◆ DATA EXTRACT:

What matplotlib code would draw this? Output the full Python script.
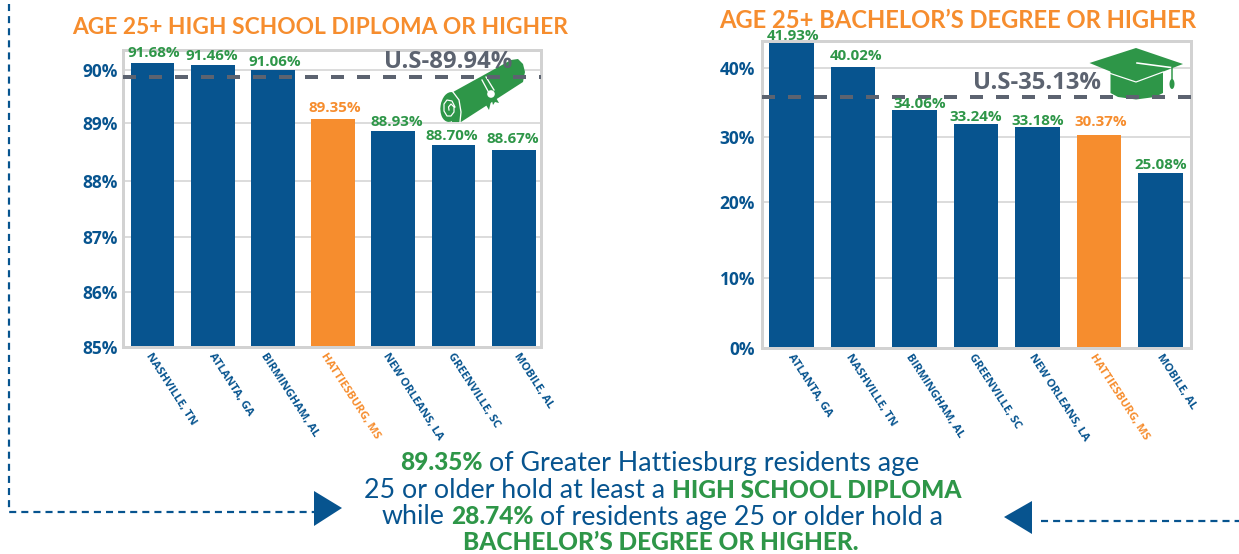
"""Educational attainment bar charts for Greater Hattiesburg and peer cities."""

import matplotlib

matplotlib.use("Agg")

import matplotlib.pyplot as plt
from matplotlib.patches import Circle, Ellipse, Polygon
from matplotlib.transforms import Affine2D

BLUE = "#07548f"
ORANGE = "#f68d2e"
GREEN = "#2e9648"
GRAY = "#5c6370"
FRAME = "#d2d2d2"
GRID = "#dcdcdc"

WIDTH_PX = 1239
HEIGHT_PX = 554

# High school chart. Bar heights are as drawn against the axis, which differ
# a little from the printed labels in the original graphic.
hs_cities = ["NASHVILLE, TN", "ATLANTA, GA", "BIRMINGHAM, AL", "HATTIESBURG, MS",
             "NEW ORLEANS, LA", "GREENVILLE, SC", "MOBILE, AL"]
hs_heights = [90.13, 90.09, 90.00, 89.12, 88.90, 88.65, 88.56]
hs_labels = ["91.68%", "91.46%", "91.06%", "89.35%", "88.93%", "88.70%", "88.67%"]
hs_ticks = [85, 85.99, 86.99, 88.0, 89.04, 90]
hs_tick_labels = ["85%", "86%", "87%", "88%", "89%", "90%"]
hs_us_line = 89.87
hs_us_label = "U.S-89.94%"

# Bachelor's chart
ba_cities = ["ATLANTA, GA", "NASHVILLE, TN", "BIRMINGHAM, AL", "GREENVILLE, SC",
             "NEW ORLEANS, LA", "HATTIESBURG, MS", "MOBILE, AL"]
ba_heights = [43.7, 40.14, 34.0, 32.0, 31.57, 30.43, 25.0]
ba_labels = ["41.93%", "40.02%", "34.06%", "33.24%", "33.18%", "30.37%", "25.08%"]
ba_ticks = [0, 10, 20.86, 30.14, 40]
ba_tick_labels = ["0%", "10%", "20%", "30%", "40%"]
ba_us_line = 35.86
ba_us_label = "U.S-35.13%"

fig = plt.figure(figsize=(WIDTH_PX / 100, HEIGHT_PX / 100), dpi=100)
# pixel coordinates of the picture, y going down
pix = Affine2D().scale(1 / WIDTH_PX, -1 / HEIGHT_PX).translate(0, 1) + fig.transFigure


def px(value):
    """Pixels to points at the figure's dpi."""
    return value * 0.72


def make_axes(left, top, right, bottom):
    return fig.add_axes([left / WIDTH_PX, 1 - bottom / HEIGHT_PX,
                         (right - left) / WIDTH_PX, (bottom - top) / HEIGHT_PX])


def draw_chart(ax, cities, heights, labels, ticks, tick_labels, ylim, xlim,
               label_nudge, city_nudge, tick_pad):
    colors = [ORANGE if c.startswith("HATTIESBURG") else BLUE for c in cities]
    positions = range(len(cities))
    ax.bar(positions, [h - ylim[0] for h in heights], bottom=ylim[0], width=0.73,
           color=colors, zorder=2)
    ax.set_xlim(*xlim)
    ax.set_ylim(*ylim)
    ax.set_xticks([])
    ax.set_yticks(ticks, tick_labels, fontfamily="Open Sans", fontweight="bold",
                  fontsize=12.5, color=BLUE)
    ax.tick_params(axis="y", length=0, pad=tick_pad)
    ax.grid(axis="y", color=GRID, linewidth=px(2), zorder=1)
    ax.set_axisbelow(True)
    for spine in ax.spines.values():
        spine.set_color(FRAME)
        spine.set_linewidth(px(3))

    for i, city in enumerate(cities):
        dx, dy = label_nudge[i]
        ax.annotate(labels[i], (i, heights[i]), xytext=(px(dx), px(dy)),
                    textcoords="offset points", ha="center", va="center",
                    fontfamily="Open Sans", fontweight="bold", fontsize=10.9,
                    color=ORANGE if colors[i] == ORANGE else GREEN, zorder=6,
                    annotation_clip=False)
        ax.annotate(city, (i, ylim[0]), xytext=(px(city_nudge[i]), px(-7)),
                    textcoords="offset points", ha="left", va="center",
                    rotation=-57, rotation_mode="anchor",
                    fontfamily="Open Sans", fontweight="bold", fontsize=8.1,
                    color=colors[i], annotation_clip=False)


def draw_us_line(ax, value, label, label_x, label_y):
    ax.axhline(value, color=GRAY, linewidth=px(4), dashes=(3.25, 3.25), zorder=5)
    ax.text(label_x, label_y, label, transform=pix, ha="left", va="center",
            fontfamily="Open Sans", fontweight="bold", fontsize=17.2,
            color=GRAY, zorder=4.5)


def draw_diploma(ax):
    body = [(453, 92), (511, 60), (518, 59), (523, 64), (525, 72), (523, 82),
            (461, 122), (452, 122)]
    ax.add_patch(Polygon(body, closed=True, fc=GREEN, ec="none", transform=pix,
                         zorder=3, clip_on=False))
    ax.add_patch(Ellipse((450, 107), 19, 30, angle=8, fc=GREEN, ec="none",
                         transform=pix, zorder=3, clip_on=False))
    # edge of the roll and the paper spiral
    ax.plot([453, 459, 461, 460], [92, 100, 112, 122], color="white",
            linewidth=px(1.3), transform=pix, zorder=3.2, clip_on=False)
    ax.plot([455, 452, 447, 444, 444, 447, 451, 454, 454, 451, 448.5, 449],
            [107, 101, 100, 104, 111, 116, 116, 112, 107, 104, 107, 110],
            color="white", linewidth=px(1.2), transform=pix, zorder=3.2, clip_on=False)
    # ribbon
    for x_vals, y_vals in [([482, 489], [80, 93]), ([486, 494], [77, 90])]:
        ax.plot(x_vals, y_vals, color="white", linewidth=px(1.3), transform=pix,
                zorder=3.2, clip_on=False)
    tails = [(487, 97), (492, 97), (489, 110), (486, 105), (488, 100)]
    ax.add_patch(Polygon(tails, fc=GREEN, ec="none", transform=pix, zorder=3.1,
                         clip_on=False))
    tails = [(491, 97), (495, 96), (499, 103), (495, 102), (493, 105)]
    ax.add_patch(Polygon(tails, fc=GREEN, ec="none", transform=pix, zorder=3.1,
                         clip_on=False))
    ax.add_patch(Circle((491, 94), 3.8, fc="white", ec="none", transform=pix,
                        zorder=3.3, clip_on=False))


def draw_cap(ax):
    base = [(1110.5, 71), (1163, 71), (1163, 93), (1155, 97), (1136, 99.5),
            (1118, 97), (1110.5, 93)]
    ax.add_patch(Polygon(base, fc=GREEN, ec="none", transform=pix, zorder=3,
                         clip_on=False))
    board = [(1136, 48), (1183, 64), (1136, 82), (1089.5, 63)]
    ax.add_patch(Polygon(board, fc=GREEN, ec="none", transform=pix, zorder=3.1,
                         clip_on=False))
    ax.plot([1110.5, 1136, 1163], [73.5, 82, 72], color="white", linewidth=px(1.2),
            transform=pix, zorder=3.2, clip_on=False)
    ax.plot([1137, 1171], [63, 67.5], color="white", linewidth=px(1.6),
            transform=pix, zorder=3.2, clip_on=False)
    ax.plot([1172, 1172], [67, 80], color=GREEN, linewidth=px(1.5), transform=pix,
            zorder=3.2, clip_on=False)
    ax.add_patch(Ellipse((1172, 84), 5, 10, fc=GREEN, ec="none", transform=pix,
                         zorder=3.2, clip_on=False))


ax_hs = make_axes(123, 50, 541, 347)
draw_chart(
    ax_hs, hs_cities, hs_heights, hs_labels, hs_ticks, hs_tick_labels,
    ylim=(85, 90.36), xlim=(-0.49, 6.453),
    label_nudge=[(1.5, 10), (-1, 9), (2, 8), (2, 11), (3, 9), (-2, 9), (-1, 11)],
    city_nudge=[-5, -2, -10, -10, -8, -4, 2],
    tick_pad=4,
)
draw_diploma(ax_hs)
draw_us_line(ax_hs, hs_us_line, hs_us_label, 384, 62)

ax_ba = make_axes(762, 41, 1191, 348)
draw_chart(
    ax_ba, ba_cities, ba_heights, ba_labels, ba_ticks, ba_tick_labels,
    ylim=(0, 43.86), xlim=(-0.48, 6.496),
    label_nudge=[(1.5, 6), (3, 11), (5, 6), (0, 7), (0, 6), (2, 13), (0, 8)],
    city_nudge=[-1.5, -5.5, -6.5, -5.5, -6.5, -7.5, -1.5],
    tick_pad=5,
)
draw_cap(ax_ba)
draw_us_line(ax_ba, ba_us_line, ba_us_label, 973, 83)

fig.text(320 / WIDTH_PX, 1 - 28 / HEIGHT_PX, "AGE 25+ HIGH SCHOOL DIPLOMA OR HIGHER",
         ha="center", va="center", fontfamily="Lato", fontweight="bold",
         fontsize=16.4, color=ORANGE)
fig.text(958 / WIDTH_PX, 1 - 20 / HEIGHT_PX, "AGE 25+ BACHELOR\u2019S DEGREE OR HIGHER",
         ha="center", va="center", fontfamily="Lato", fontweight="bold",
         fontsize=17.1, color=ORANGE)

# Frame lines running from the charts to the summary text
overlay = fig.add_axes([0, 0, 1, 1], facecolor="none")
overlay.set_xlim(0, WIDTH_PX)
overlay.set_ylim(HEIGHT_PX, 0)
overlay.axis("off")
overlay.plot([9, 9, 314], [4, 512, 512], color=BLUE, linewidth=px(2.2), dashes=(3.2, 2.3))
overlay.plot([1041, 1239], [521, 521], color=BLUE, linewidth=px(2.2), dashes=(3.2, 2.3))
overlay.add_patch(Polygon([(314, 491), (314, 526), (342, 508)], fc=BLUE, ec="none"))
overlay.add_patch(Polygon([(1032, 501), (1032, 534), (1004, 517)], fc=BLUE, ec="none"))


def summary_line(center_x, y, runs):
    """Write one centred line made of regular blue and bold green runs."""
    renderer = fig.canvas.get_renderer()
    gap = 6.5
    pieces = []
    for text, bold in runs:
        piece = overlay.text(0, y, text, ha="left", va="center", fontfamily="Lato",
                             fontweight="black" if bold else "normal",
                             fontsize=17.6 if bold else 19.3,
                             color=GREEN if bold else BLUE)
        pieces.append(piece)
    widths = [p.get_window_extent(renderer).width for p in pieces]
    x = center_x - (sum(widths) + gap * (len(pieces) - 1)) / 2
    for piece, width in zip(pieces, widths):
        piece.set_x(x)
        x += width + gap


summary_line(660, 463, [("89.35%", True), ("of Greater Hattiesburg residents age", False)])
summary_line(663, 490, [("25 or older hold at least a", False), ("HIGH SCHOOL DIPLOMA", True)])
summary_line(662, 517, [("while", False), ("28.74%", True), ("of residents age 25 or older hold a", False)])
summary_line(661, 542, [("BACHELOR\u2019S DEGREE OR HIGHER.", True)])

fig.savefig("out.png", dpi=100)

◆ REQUIREMENT: Please restate the material above line by line, exactly, beginning at its first line and ending with the line that contains "HEIGHT_PX = 554", without any pictures.

◆ RESPONSE TO THE EXERCISE:
What matplotlib code would draw this? Output the full Python script.
"""Educational attainment bar charts for Greater Hattiesburg and peer cities."""

import matplotlib

matplotlib.use("Agg")

import matplotlib.pyplot as plt
from matplotlib.patches import Circle, Ellipse, Polygon
from matplotlib.transforms import Affine2D

BLUE = "#07548f"
ORANGE = "#f68d2e"
GREEN = "#2e9648"
GRAY = "#5c6370"
FRAME = "#d2d2d2"
GRID = "#dcdcdc"

WIDTH_PX = 1239
HEIGHT_PX = 554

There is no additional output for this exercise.